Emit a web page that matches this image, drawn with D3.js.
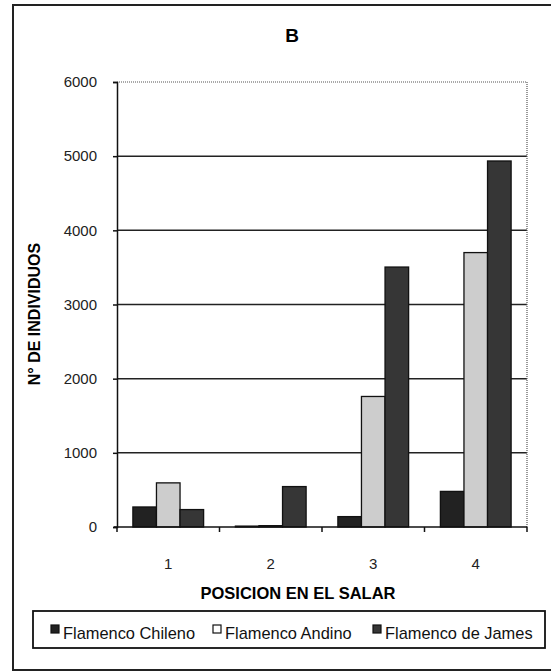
<!DOCTYPE html>
<html><head><meta charset="utf-8">
<script src="https://cdn.jsdelivr.net/npm/d3@7"></script>
<style>body{margin:0;background:#fff;} svg{display:block;}</style>
</head><body>
<script>
const categories = ["1","2","3","4"];
const seriesNames = ["Flamenco Chileno","Flamenco Andino","Flamenco de James"];
const chileno = [270, 12, 140, 480];
const andino = [595, 18, 1760, 3700];
const james = [235, 545, 3505, 4935];
const yTicks = [0,1000,2000,3000,4000,5000,6000];
const colors = ["#222222","#cdcdcd","#363636"];

const W = 551, H = 671;
const svg = d3.select("body").append("svg").attr("width", W).attr("height", H);
const font = "'Liberation Sans', Arial, sans-serif";

// outer frame
svg.append("rect").attr("x",13).attr("y",5).attr("width",545).attr("height",665)
  .attr("fill","#fff").attr("stroke","#222").attr("stroke-width",2);

svg.append("text").attr("x",292).attr("y",42).attr("text-anchor","middle")
  .attr("font-family",font).attr("font-weight","bold").attr("font-size",19).text("B");

const x0 = d3.scaleBand().domain(categories).range([117,527]).paddingInner(0.31).paddingOuter(0.155);
const x1 = d3.scaleBand().domain(seriesNames).range([0, x0.bandwidth()]);
const y = d3.scaleLinear().domain([0,6000]).range([527,82]);

// gridlines
svg.append("g").selectAll("line").data(yTicks.filter(t=>t>0 && t<6000)).join("line")
  .attr("x1",117).attr("x2",527).attr("y1",d=>y(d)).attr("y2",d=>y(d))
  .attr("stroke","#222").attr("stroke-width",1.5);
// dotted top and right border
svg.append("path").attr("d",`M117,${y(6000)}H527V${y(0)}`).attr("fill","none")
  .attr("stroke","#555").attr("stroke-width",1.2).attr("stroke-dasharray","1,1");

const data = [chileno, andino, james];
const g = svg.append("g");
categories.forEach((c,i)=>{
  seriesNames.forEach((s,j)=>{
    g.append("rect").attr("x",x0(c)+x1(s)).attr("y",y(data[j][i]))
      .attr("width",x1.bandwidth()).attr("height",y(0)-y(data[j][i]))
      .attr("fill",colors[j]).attr("stroke","#111").attr("stroke-width",1.3);
  });
});

// y axis
const yAxis = d3.axisLeft(y).tickValues(yTicks).tickSize(4).tickPadding(16).tickFormat(d3.format("d"));
const ya = svg.append("g").attr("transform","translate(117,0)").call(yAxis);
ya.select(".domain").attr("stroke","#111").attr("stroke-width",1.5);
ya.selectAll(".tick line").attr("stroke","#111").attr("stroke-width",1.5);
ya.selectAll("text").attr("font-family",font).attr("font-size",15).attr("fill","#222");

// x axis
const xb = d3.scalePoint().domain([0,1,2,3,4]).range([117,527]);
const xa = svg.append("g").attr("transform","translate(0,527)");
xa.append("line").attr("x1",114).attr("x2",527).attr("y1",0).attr("y2",0).attr("stroke","#111").attr("stroke-width",1.5);
xa.selectAll("line.t").data([0,1,2,3,4]).join("line").attr("class","t")
  .attr("x1",d=>xb(d)).attr("x2",d=>xb(d)).attr("y1",0).attr("y2",5).attr("stroke","#111").attr("stroke-width",1.5);
xa.selectAll("text").data(categories).join("text")
  .attr("x",d=>x0(d)+x0.bandwidth()/2).attr("y",42).attr("text-anchor","middle")
  .attr("font-family",font).attr("font-size",15).attr("fill","#222").text(d=>d);

svg.append("text").attr("x",298).attr("y",599).attr("text-anchor","middle")
  .attr("font-family",font).attr("font-weight","bold").attr("font-size",16.5).text("POSICION EN EL SALAR");
svg.append("text").attr("transform","translate(40,314) rotate(-90)").attr("text-anchor","middle")
  .attr("font-family",font).attr("font-weight","bold").attr("font-size",16).text("N° DE INDIVIDUOS");

// legend
svg.append("rect").attr("x",33).attr("y",611).attr("width",512).attr("height",37)
  .attr("fill","#fff").attr("stroke","#111").attr("stroke-width",1.8);
const legX = [51,213,373];
seriesNames.forEach((s,j)=>{
  svg.append("rect").attr("x",legX[j]).attr("y",625).attr("width",8).attr("height",8)
    .attr("fill",j===1?"#fff":colors[j]).attr("stroke","#111").attr("stroke-width",1.2);
  svg.append("text").attr("x",legX[j]+12).attr("y",639).attr("font-family",font).attr("font-size",16.4)
    .attr("fill","#111").text(s);
});
</script>
</body></html>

• What to produce
Give the data above again in full and unchanged, skipping the pictures.

• Reply
Emit a web page that matches this image, drawn with D3.js.
<!DOCTYPE html>
<html><head><meta charset="utf-8">
<script src="https://cdn.jsdelivr.net/npm/d3@7"></script>
<style>body{margin:0;background:#fff;} svg{display:block;}</style>
</head><body>
<script>
const categories = ["1","2","3","4"];
const seriesNames = ["Flamenco Chileno","Flamenco Andino","Flamenco de James"];
const chileno = [270, 12, 140, 480];
const andino = [595, 18, 1760, 3700];
const james = [235, 545, 3505, 4935];
const yTicks = [0,1000,2000,3000,4000,5000,6000];
const colors = ["#222222","#cdcdcd","#363636"];

const W = 551, H = 671;
const svg = d3.select("body").append("svg").attr("width", W).attr("height", H);
const font = "'Liberation Sans', Arial, sans-serif";

// outer frame
svg.append("rect").attr("x",13).attr("y",5).attr("width",545).attr("height",665)
  .attr("fill","#fff").attr("stroke","#222").attr("stroke-width",2);

svg.append("text").attr("x",292).attr("y",42).attr("text-anchor","middle")
  .attr("font-family",font).attr("font-weight","bold").attr("font-size",19).text("B");

const x0 = d3.scaleBand().domain(categories).range([117,527]).paddingInner(0.31).paddingOuter(0.155);
const x1 = d3.scaleBand().domain(seriesNames).range([0, x0.bandwidth()]);
const y = d3.scaleLinear().domain([0,6000]).range([527,82]);

// gridlines
svg.append("g").selectAll("line").data(yTicks.filter(t=>t>0 && t<6000)).join("line")
  .attr("x1",117).attr("x2",527).attr("y1",d=>y(d)).attr("y2",d=>y(d))
  .attr("stroke","#222").attr("stroke-width",1.5);
// dotted top and right border
svg.append("path").attr("d",`M117,${y(6000)}H527V${y(0)}`).attr("fill","none")
  .attr("stroke","#555").attr("stroke-width",1.2).attr("stroke-dasharray","1,1");

const data = [chileno, andino, james];
const g = svg.append("g");
categories.forEach((c,i)=>{
  seriesNames.forEach((s,j)=>{
    g.append("rect").attr("x",x0(c)+x1(s)).attr("y",y(data[j][i]))
      .attr("width",x1.bandwidth()).attr("height",y(0)-y(data[j][i]))
      .attr("fill",colors[j]).attr("stroke","#111").attr("stroke-width",1.3);
  });
});

// y axis
const yAxis = d3.axisLeft(y).tickValues(yTicks).tickSize(4).tickPadding(16).tickFormat(d3.format("d"));
const ya = svg.append("g").attr("transform","translate(117,0)").call(yAxis);
ya.select(".domain").attr("stroke","#111").attr("stroke-width",1.5);
ya.selectAll(".tick line").attr("stroke","#111").attr("stroke-width",1.5);
ya.selectAll("text").attr("font-family",font).attr("font-size",15).attr("fill","#222");

// x axis
const xb = d3.scalePoint().domain([0,1,2,3,4]).range([117,527]);
const xa = svg.append("g").attr("transform","translate(0,527)");
xa.append("line").attr("x1",114).attr("x2",527).attr("y1",0).attr("y2",0).attr("stroke","#111").attr("stroke-width",1.5);
xa.selectAll("line.t").data([0,1,2,3,4]).join("line").attr("class","t")
  .attr("x1",d=>xb(d)).attr("x2",d=>xb(d)).attr("y1",0).attr("y2",5).attr("stroke","#111").attr("stroke-width",1.5);
xa.selectAll("text").data(categories).join("text")
  .attr("x",d=>x0(d)+x0.bandwidth()/2).attr("y",42).attr("text-anchor","middle")
  .attr("font-family",font).attr("font-size",15).attr("fill","#222").text(d=>d);

svg.append("text").attr("x",298).attr("y",599).attr("text-anchor","middle")
  .attr("font-family",font).attr("font-weight","bold").attr("font-size",16.5).text("POSICION EN EL SALAR");
svg.append("text").attr("transform","translate(40,314) rotate(-90)").attr("text-anchor","middle")
  .attr("font-family",font).attr("font-weight","bold").attr("font-size",16).text("N° DE INDIVIDUOS");

// legend
svg.append("rect").attr("x",33).attr("y",611).attr("width",512).attr("height",37)
  .attr("fill","#fff").attr("stroke","#111").attr("stroke-width",1.8);
const legX = [51,213,373];
seriesNames.forEach((s,j)=>{
  svg.append("rect").attr("x",legX[j]).attr("y",625).attr("width",8).attr("height",8)
    .attr("fill",j===1?"#fff":colors[j]).attr("stroke","#111").attr("stroke-width",1.2);
  svg.append("text").attr("x",legX[j]+12).attr("y",639).attr("font-family",font).attr("font-size",16.4)
    .attr("fill","#111").text(s);
});
</script>
</body></html>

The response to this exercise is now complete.